When a ball is put on a rotating turntable, common intuition might suggest it would quickly fly off due to centrifugal force. However, something peculiar happens (when the ball is brought up to speed of the turntable). Instead of an early departure, the ball embarks on a mesmerizing circular journey. This behavior is characterized by an intriguing 2/7 orbit ratio, meaning a solid ball completes two orbits for every seven rotations of the turntable. Surprisingly, the ball’s mass, size, and the turntable’s rotation speed seem to have no bearing on this curious phenomenon. 

Details and Theory

The key to understanding this peculiar behavior lies in the dynamics of rotational motion. When the ball is placed on the turntable rolling with the motion of the turntable, it initially remains stationary due to the forces of friction between the ball and the turntable’s surface. There is no force pushing it outward, and in the absence of external disturbances, it maintains this stationary position.

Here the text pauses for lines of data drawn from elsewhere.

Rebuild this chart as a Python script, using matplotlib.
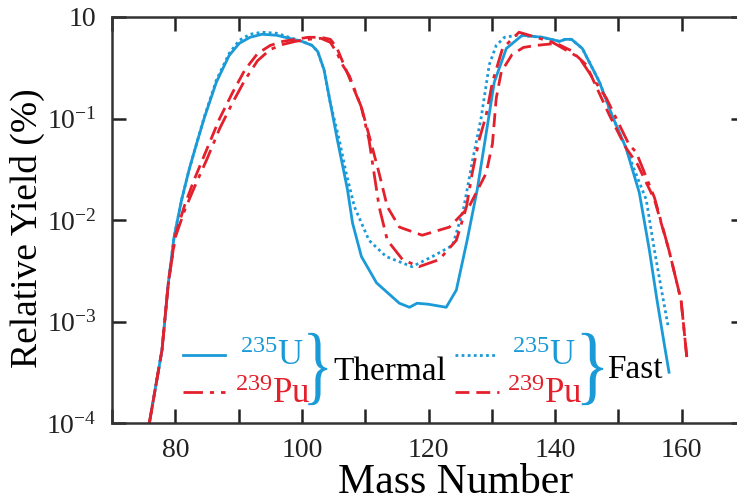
import numpy as np
import matplotlib.pyplot as plt
import matplotlib.transforms as mtransforms
from matplotlib.textpath import TextPath
from matplotlib.patches import PathPatch
from matplotlib.font_manager import FontProperties

plt.rcParams['font.family'] = ['Liberation Serif', 'DejaVu Serif']
plt.rcParams['mathtext.fontset'] = 'custom'
plt.rcParams['mathtext.rm'] = 'Liberation Serif'
plt.rcParams['mathtext.it'] = 'Liberation Serif:italic'

BLUE = '#1b9ad8'
RED = '#e3202c'

# mass number and log10 of relative yield (%) for each curve
u_th_A = [75.9, 77.9, 78.9, 79.8, 81.0, 82.2, 83.4, 84.6, 86.5, 88.5, 90.1, 91.8,
          93.7, 96.0, 98.0, 100.0, 101.6, 102.5, 103.5, 104.5, 105.6, 107.2, 108.0,
          109.4, 111.8, 115.4, 117.0, 118.2, 120.0, 122.8, 124.4, 126.1, 127.7,
          129.1, 130.4, 132.3, 134.8, 138.0, 140.7, 141.6, 142.6, 144.3, 147.0,
          149.0, 151.2, 153.3, 154.9, 156.1, 157.4, 158.0]
u_th_log = [-4.00, -3.28, -2.62, -2.17, -1.80, -1.50, -1.24, -0.99, -0.64, -0.38, -0.26, -0.20,
            -0.17, -0.18, -0.21, -0.24, -0.28, -0.34, -0.52, -0.85, -1.21, -1.70, -2.03,
            -2.36, -2.62, -2.82, -2.86, -2.82, -2.83, -2.86, -2.69, -2.20, -1.70,
            -1.15, -0.64, -0.31, -0.18, -0.20, -0.24, -0.22, -0.22, -0.31, -0.64,
            -0.97, -1.29, -1.73, -2.30, -2.79, -3.28, -3.50]

u_fa_A = [75.9, 77.9, 78.9, 79.8, 81.0, 82.2, 83.4, 84.6, 86.5, 88.5, 90.1, 91.8,
          93.7, 96.0, 98.0, 100.0, 101.6, 102.5, 103.5, 104.5, 105.9, 107.0, 108.3,
          110.6, 113.3, 117.4, 120.6, 123.8, 125.5, 127.0, 128.3, 129.6, 130.7,
          132.0, 134.0, 138.0, 140.7, 141.6, 142.6, 144.3, 147.0, 149.0, 151.2,
          152.8, 154.4, 155.7, 157.1, 157.9]
u_fa_log = [-4.00, -3.28, -2.62, -2.17, -1.80, -1.50, -1.24, -0.98, -0.62, -0.36, -0.23, -0.17,
            -0.15, -0.16, -0.20, -0.24, -0.28, -0.34, -0.52, -0.85, -1.21, -1.54, -1.87,
            -2.20, -2.36, -2.46, -2.36, -2.25, -1.90, -1.40, -1.00, -0.47, -0.28,
            -0.20, -0.18, -0.20, -0.24, -0.22, -0.22, -0.31, -0.64, -0.97, -1.29,
            -1.55, -1.80, -2.30, -2.79, -3.06]

pu_th_A = [75.9, 77.9, 78.9, 80.0, 81.5, 83.0, 85.0, 87.0, 89.0, 91.0, 93.0, 95.0,
           97.0, 99.0, 101.0, 103.0, 104.5, 105.5, 106.5, 107.5, 109.4, 110.6, 111.4,
           112.2, 113.5, 115.9, 118.5, 121.7, 124.4, 126.0, 126.9, 128.0, 129.1,
           130.1, 131.7, 134.3, 137.0, 139.6, 143.8, 148.1, 151.7, 152.8, 155.7,
           158.0, 159.9, 160.9]
pu_th_log = [-4.00, -3.28, -2.62, -2.17, -1.90, -1.68, -1.40, -1.10, -0.85, -0.62, -0.43, -0.32,
             -0.27, -0.24, -0.22, -0.21, -0.25, -0.35, -0.48, -0.58, -0.89, -1.21, -1.54,
             -1.87, -2.20, -2.39, -2.46, -2.39, -2.20, -1.87, -1.54, -1.21, -0.97,
             -0.64, -0.31, -0.15, -0.20, -0.25, -0.40, -0.80, -1.26, -1.33, -1.78,
             -2.30, -2.79, -3.41]

pu_fa_A = [75.9, 77.9, 78.9, 80.0, 81.5, 83.0, 85.0, 87.0, 89.0, 91.0, 93.0, 95.0,
           97.0, 99.0, 101.0, 103.0, 104.5, 105.5, 106.5, 107.5, 109.4, 110.8, 112.2,
           113.5, 115.4, 119.0, 123.3, 126.4, 129.1, 130.1, 130.7, 131.5, 133.2,
           135.0, 137.0, 140.2, 142.5, 144.9, 148.6, 151.2, 153.0, 155.7, 158.0,
           159.9, 160.9]
pu_fa_log = [-4.00, -3.28, -2.62, -2.15, -1.85, -1.60, -1.30, -1.00, -0.75, -0.52, -0.36, -0.28,
             -0.24, -0.22, -0.20, -0.20, -0.22, -0.30, -0.45, -0.60, -0.89, -1.21, -1.54,
             -1.87, -2.07, -2.15, -2.07, -1.87, -1.54, -1.25, -0.80, -0.54, -0.37,
             -0.30, -0.28, -0.26, -0.33, -0.47, -0.97, -1.29, -1.45, -1.80, -2.30,
             -2.79, -3.41]

y_ticks = [1e-4, 1e-3, 1e-2, 1e-1, 1e0]
y_ticklabels = ['10$^{-4}$', '10$^{-3}$', '10$^{-2}$', '10$^{-1}$', '10']
x_ticks = [70, 80, 90, 100, 110, 120, 130, 140, 150, 160, 170]


def brace(ax, x0, x1, y0, y1, color):
    # a "}" glyph stretched into the given box (axes fraction)
    tp = TextPath((0, 0), '}', size=1, prop=FontProperties(family='Liberation Serif'))
    ext = tp.get_extents()
    tr = (mtransforms.Affine2D().translate(-ext.x0, -ext.y0)
          .scale((x1 - x0) / ext.width, (y1 - y0) / ext.height).translate(x0, y0))
    ax.add_patch(PathPatch(tr.transform_path(tp), transform=ax.transAxes,
                           facecolor=color, edgecolor='none', clip_on=False))


fig = plt.figure(figsize=(7.37, 5.04), dpi=100)
ax = fig.add_axes([112 / 737, 81 / 504, 633 / 737, 406 / 504])

ax.plot(u_th_A, 10 ** np.array(u_th_log), color=BLUE, lw=2.0, ls='-')
ax.plot(u_fa_A, 10 ** np.array(u_fa_log), color=BLUE, lw=2.0, ls=(0, (1, 1.2)))
ax.plot(pu_th_A, 10 ** np.array(pu_th_log), color=RED, lw=2.0, ls=(0, (7, 2.5, 1.5, 2.5)))
ax.plot(pu_fa_A, 10 ** np.array(pu_fa_log), color=RED, lw=2.0, ls=(0, (5, 2.5)))

ax.set_yscale('log')
ax.set_xlim(70, 170)
ax.set_ylim(1e-4, 1e0)
ax.set_yticks(y_ticks)
ax.set_yticklabels(y_ticklabels)
ax.yaxis.set_minor_locator(plt.NullLocator())
ax.set_xticks(x_ticks)
ax.set_xticklabels([str(t) if t % 20 == 0 and 70 < t < 170 else '' for t in x_ticks])
ax.tick_params(direction='in', length=10, width=1.8, top=True, right=True,
               labelsize=20, pad=11, colors='#222222')
for s in ax.spines.values():
    s.set_linewidth(1.8)
    s.set_color('#333333')

fig.text(456 / 737, 1 - 493 / 504, 'Mass Number', fontsize=30, ha='center', va='baseline')
fig.text(27 / 737, 1 - 228 / 504, 'Relative Yield (%)', fontsize=27, rotation=90,
         ha='center', va='center')

# legend drawn by hand: two groups joined by braces
tr = ax.transAxes
ax.plot([0.112, 0.179], [0.167, 0.167], transform=tr, color=BLUE, lw=2.0, clip_on=False)
ax.plot([0.112, 0.179], [0.076, 0.076], transform=tr, color=RED, lw=2.0,
        ls=(0, (7, 2.5, 1.5, 2.5)), clip_on=False)
ax.plot([0.542, 0.608], [0.167, 0.167], transform=tr, color=BLUE, lw=2.0,
        ls=(0, (1, 1.2)), clip_on=False)
ax.plot([0.542, 0.612], [0.076, 0.076], transform=tr, color=RED, lw=2.0,
        ls=(0, (5, 2.5)), clip_on=False)

ax.text(0.202, 0.143, '$^{235}$U', transform=tr, color=BLUE, fontsize=25, va='baseline')
ax.text(0.194, 0.049, '$^{239}$Pu', transform=tr, color=RED, fontsize=25, va='baseline')
ax.text(0.632, 0.143, '$^{235}$U', transform=tr, color=BLUE, fontsize=25, va='baseline')
ax.text(0.624, 0.049, '$^{239}$Pu', transform=tr, color=RED, fontsize=25, va='baseline')

brace(ax, 0.310, 0.340, 0.044, 0.222, BLUE)
brace(ax, 0.742, 0.776, 0.044, 0.222, BLUE)
ax.text(0.349, 0.106, 'Thermal', transform=tr, color='black', fontsize=24, va='baseline')
ax.text(0.782, 0.111, 'Fast', transform=tr, color='black', fontsize=24, va='baseline')

fig.savefig('out.png', dpi=100)
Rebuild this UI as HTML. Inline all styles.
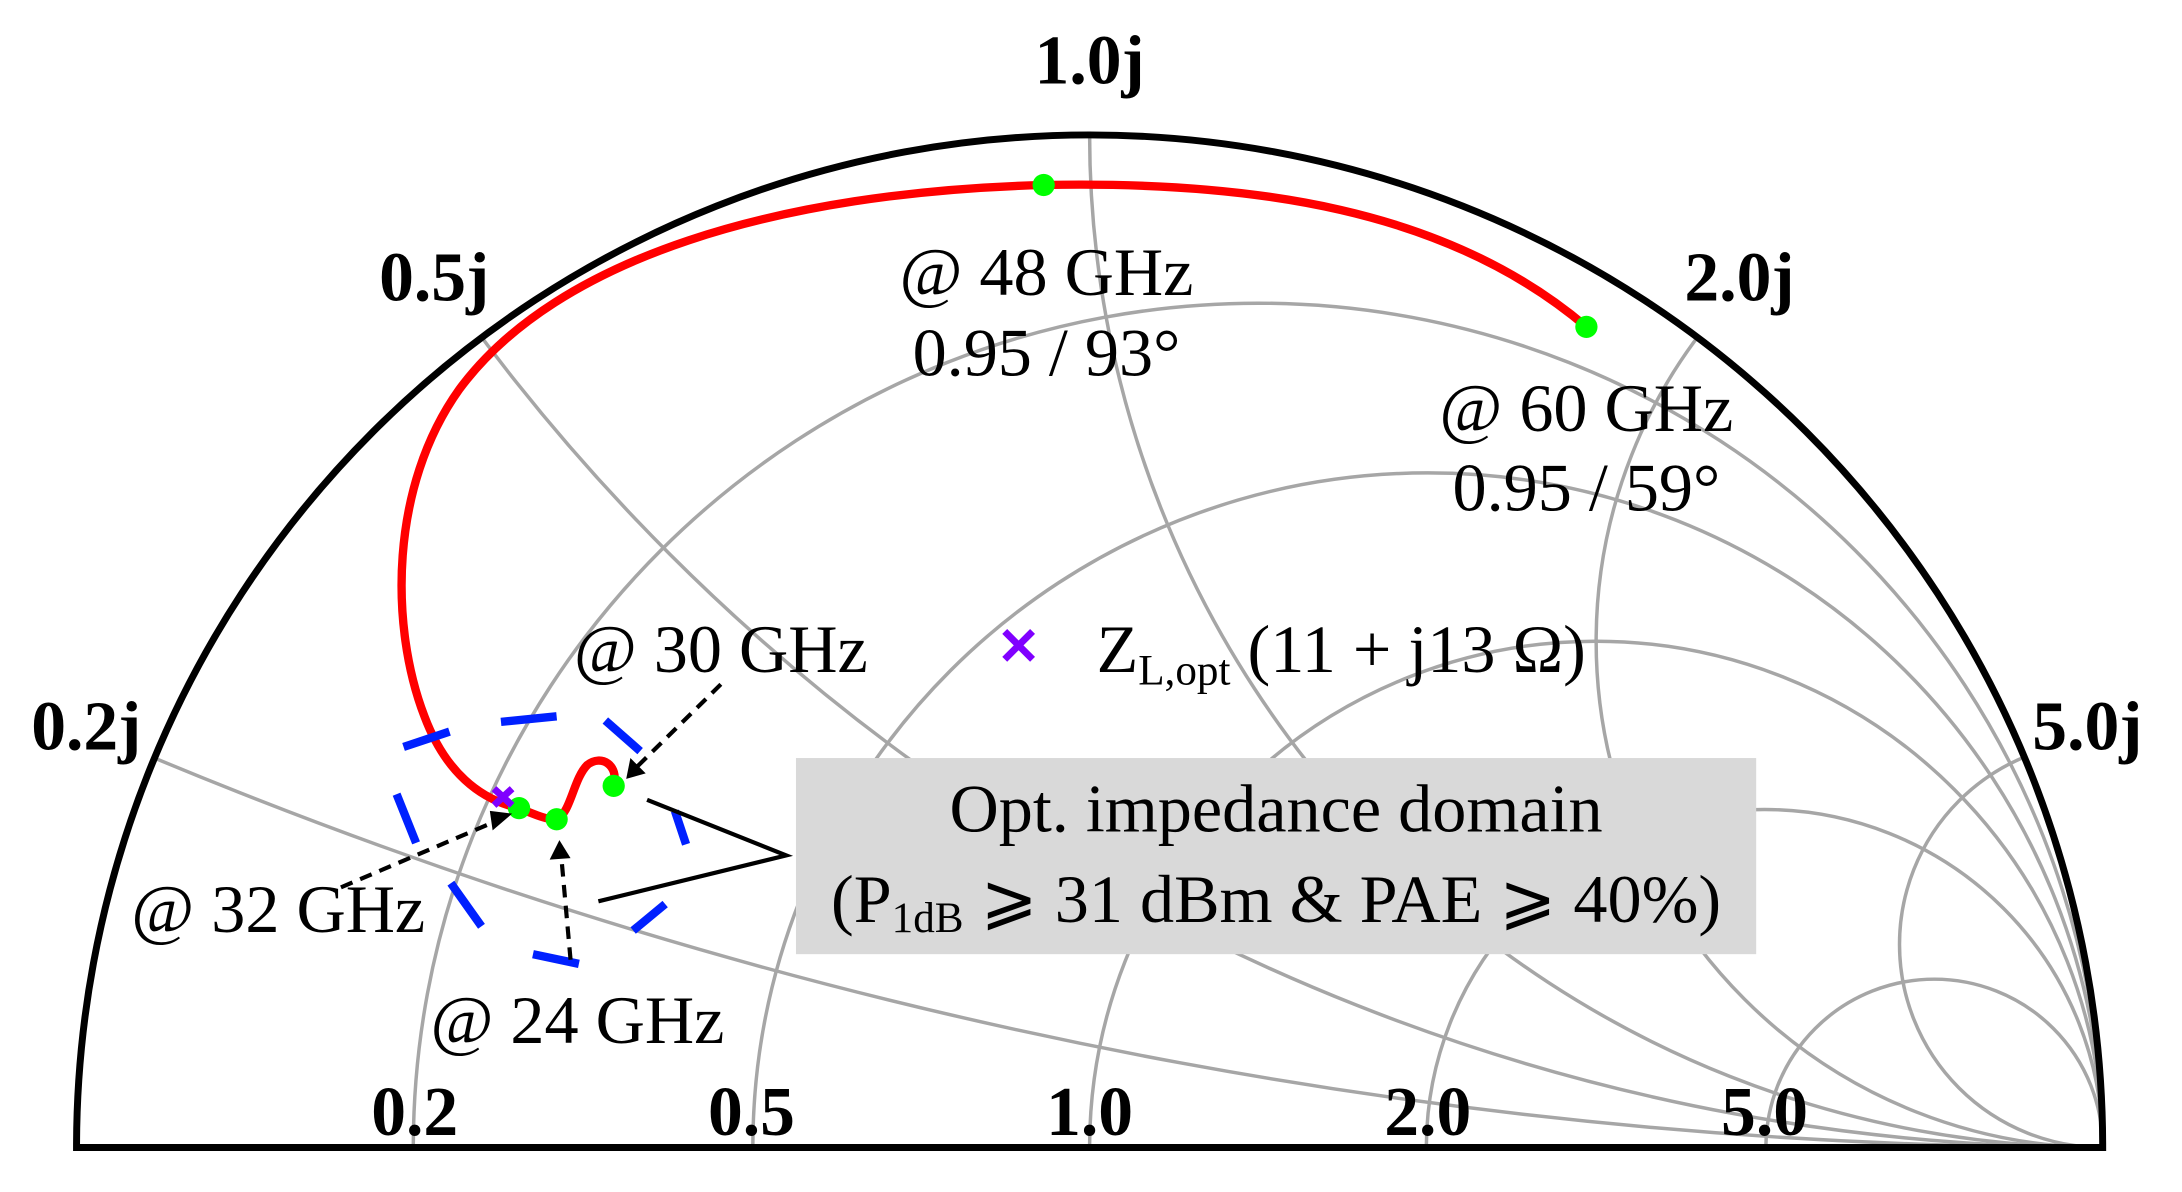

However, when nudged or pushed even slightly inwards, an interesting interplay of forces comes into play. The ball starts to roll because its rotational speed exceeds that of the turntable directly beneath it. This rolling motion can be explained using the principles of relative motion. The ball’s absolute velocity is the result of combining its own rotational velocity (relative to its center) and the linear velocity of the turntable’s surface underneath it. These vectors combine to produce a resultant velocity vector, causing the ball to roll.

As the ball progresses along its curved path, its motion aligns with Coriolis force, akin to the Coriolis effect seen in meteorology. This force acts perpendicular to the ball’s velocity, causing its path to curve smoothly. The result is a circular orbit.

Mathematically, the orbital period of the ball can be expressed as a function of the turntable’s orbital period and certain properties of the ball, such as its mass and radius. This ratio, 2/7, emerges as a consequence of this mathematical analysis, and it holds true for solid balls. For hollow balls, the ratio becomes 2/5 due to differences in moment of inertia.

In summary, the 2/7 orbit phenomenon on turntables is an intriguing example, where the ball’s motion and the turntable’s rotation interact in a way that defies common intuition. This phenomenon is a testament to the rich dynamics that can emerge from seemingly simple physical systems.